*****

For the modern 20-something, it’s pretty easy to put off adulthood.

When emerging from education into a dismal sea of apprenticeships and internships, things like mortgages and marriages seem to flit on an unreachable horizon.

Sooner or later though, it happens to us all: weekends fill with weddings, hangovers can stretch over two days and your friend who used to be last to bed on Sunday morning gets really into running instead.

This tour, promoting Isy Suttie’s recently published memoir The Actual One, takes us on her journey from dishevelled Sambuca swigger to proper adult, via a crusade to find her real, actual one true love.

As themes go it’s not exactly original but Suttie’s approach was unsentimental and, luckily, she swerved any wistful cliches.

She’s known for her performance as straight-talking IT geek Dobby in Channel 4’s Peep Show, a role she played with unapologetic bluntness, and this matter-of-fact approach was present in her stand-up show too.

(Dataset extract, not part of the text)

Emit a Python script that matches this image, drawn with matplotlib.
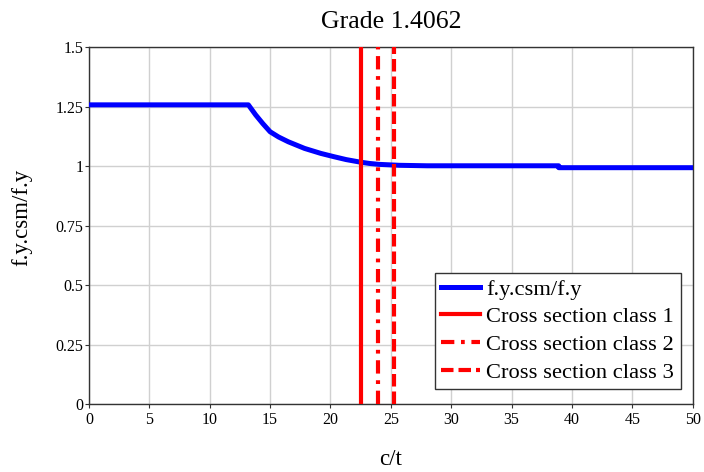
import numpy as np
import matplotlib
matplotlib.use("Agg")
import matplotlib.pyplot as plt

plt.rcParams.update({
    'font.family': ['Liberation Serif', 'DejaVu Serif'],
    'font.size': 11,
})

# f.y.csm/f.y
ct = [0, 13.2, 13.8, 14.4, 15, 15.7, 16.5, 17.85, 19.2, 20.3, 21.3, 22.5, 23.2, 24,
      25.7, 28, 38.9, 38.9, 50]
ratio = [1.257, 1.257, 1.215, 1.178, 1.144, 1.122, 1.102, 1.074, 1.053, 1.039,
         1.027, 1.016, 1.011, 1.007, 1.003, 1.001, 1.001, 0.993, 0.993]

# cross section class limits (c/t)
class_limits = [22.54, 23.90, 25.27]
class_labels = ["Cross section class 1", "Cross section class 2", "Cross section class 3"]
class_styles = ['-', (0, (3.2, 1.6, 0.9, 1.6)), (0, (3, 1.2))]

xticks = np.arange(0, 51, 5)
yticks = [0, 0.25, 0.5, 0.75, 1, 1.25, 1.5]
ytick_labels = ["0", "0.25", "0.5", "0.75", "1", "1.25", "1.5"]

fig = plt.figure(figsize=(7.04, 4.72), dpi=100)
ax = fig.add_axes((0.1264, 0.144, 0.8576, 0.7564))

ax.plot(ct, ratio, color='#0000ff', lw=3.6, label="f.y.csm/f.y", zorder=3)
for xv, lab, ls in zip(class_limits, class_labels, class_styles):
    ax.axvline(xv, color='#ff0000', lw=3.0, linestyle=ls, label=lab, zorder=4)

ax.set_xlim(0, 50)
ax.set_ylim(0, 1.5)
ax.set_xticks(xticks)
ax.set_yticks(yticks)
ax.set_yticklabels(ytick_labels)
ax.grid(True, color='#d0d0d0', lw=1.0)
ax.set_axisbelow(True)
ax.tick_params(direction='out', length=3, width=0.8, labelsize=11.5, pad=1, colors='#333333')
ax.tick_params(axis='x', pad=3, labelcolor='black')
ax.tick_params(axis='y', labelcolor='black')
for s in ax.spines.values():
    s.set_color('#333333')
    s.set_linewidth(1.0)

ax.set_title("Grade 1.4062", fontsize=18.5, pad=14)
ax.set_xlabel("c/t", fontsize=16.5, labelpad=15)
ax.set_ylabel("f.y.csm/f.y", fontsize=16.5, labelpad=17, y=0.524)

leg = ax.legend(loc='lower right', bbox_to_anchor=(0.980, 0.042), fontsize=16.2,
                frameon=True, fancybox=False, handlelength=1.69, handletextpad=0.31,
                borderpad=0.28, labelspacing=0.31, borderaxespad=0)
leg.get_frame().set_edgecolor('#333333')
leg.get_frame().set_linewidth(1.0)
leg.get_frame().set_alpha(1)

fig.savefig("out.png", dpi=100)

Pragmatically reflective, she told anecdotes of her woeful attempts to woo men, including making a 5-ft tall papier-mâché penguin and taking it on the bus as a surprise gift, and nearly being accidentally responsible for the death of a suitor’s pet cat.

The characters she created are relatable and the delivery, peppered with songs and readings from the book, was light.

Suttie’s a natural comic and during the songs which are written from another person’s perspective she was brilliant – whether she’s performing as a Slovenian teenage misanthropist or an aged jazz busker in Burnley, she’s both hilarious and believable.

As Suttie’s now in her late 30s with a husband and child, this is a retrospective, rose-tinted look back at a challenging time. She’s already charmed the nation with her acting but this stand-up show granted the audience a more intimate look at a very talented, very likeable comedian.